If you don’t know Cuco already I don’t know what ya’ll been up to? Anyway – Cuco is a Mexican-American artist from Los Angeles. He’s currently working on a new and experimental album. We are super excited, not only for this up-coming release, but also that Cuco is part of today’s Sit In Session.
For our IGTV. Cuco recorded an acoustic version of his latest release “Forevermore”. The keywords here are romantic, dreamy, and nostalgic. Cuco is setting the perfect mood for sunset dinners with friends or a date-night at the beach. Besides this amazing session, we also had the chance to interview this young genius from LA. We talked about the meaning of the name “Cuco”, how he got into music and what it means to him to create and inspire.

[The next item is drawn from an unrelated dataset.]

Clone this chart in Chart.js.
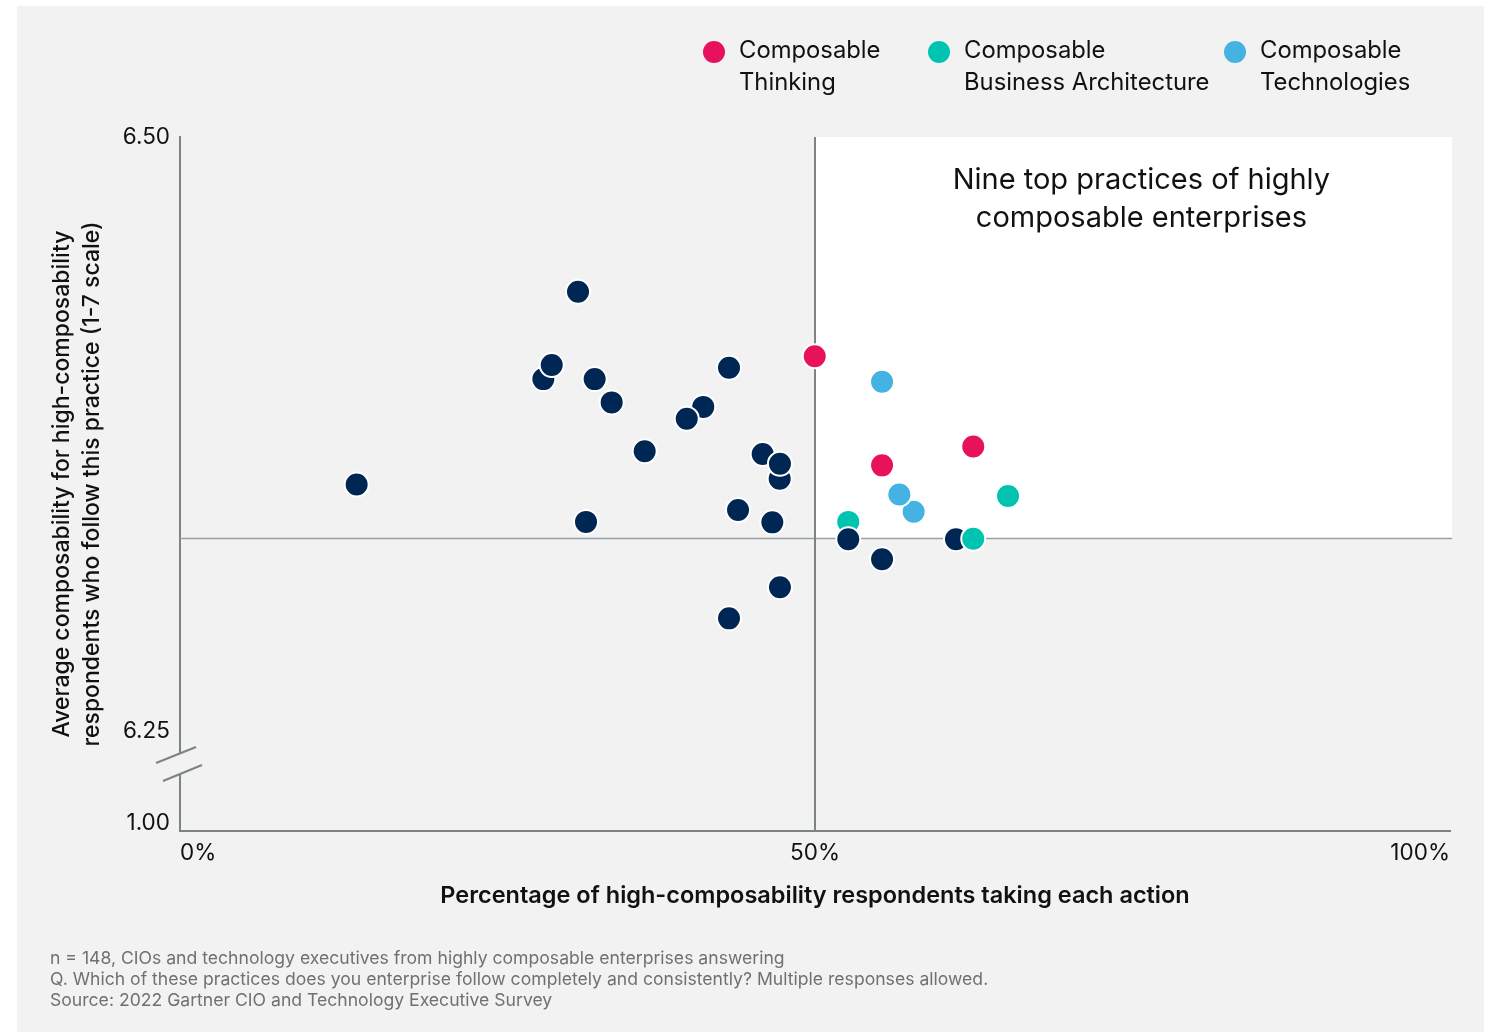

If you aren’t a fan already, you will become now. Enjoy!
Is it correct that the name ‘Cuco’ is the Spanish equivalent to ‘boogeyman’ or ‘ghost monster’? Why did you decide on this stage name and didn’t stick to Omar Banos?
It is the equivalent in some parts of Hispanic culture, but I chose Cuco because my mom would always say I was “coocoo”, like crazy and my grandpa spoke Spanish and called me “Cuco”, and I stuck with it because it’s a childhood name.
How did you experience growing up in a relatively small town like Hawthorne, California? Which impact did it have on your musical taste and style?
It was really nice growing up in the area that I grew up in because it was always pretty nice and sunny. I think it definitely helped shape how I perceived a lot of things about being able to live out in Inglewood, right next to Hawthorne. Just being able to grow up in such an area, where there were a lot of kids like me. It was nice growing up where I did because it was always a sunny city and a good community presence was always there.
How have your Immigrant Mexican parents influenced your career? Was your access to music any different with them?
When my dad came here he was into a lot of 80’s music which I don’t know if they listened to in Mexico so that was one of the things he put me on to.
What is your first memory or experience of music?
Hanging out with grandpa and always listening to old Mexican romantic music.
Why did you start making music ?
I started making music because I felt like it was a way for me to express ideas I always had in my head and finding out I was a creative when I first started playing guitar felt like it was always something I was meant to do.
How has the pandemic been for you so far? Did it have any effects on your work or your creativity?
The pandemic has been pretty good to me actually. I’ve been spending a lot of time at home with my girlfriend and my pets and it’s sparked a new source of creativity in my life.
Who or what inspires you?
Being able to impact positively to the community around me. And always being able to do good for other people always motivates me.
Which artists helped you find your style and how would you describe it?
I think definitely Pink Floyd, Tame Impala, Flatbush Zombies, people that were able to produce their own music and make such crazy music. But I think on my end I was really able to tie into this nostalgic feeling that music gave me. I felt like locking into that was pretty crucial to me, because I was able to create different melodies and different chords.
You include both languages, English and Spanish, into your songs – to which do you feel most connected?
I think I definitely connect most to English because I grew up speaking English. But there is a lot of romanticism and heartfeltness in the Spanish language that I think translates a lot better than it does in English.
The majority of your songs seem to focus on love and are quite dreamy – how much of your personal experiences and inner life reflect in your lyrics?
I think my personal life reflects pretty well. I think sometimes, obviously being in love is something I feel very heavy right now, but also I think dreaminess is in the instrumentalism and kind of helps give a feeling of nostalgia, which is something I felt whenever I listened to music and what I like feeling every day. Not nostalgia, but more like, I listen to music everyday and I always like feeling that when I listen to music.
At TITLE Mag we focus on staying true to yourself, your work, and art. Would you say you have found your True Identity yet? If yes, how would you describe it?
I think I have found my true identity. I think every day I find something new about my identity. I think I’m someone who likes to grow and always learn new things and be cultured and educated in all sorts of things that interest me. I think that’s what can separate me as an individual. True Identity means to me being able to figure out what you’re going to leave behind for generations to come and what your legacy is.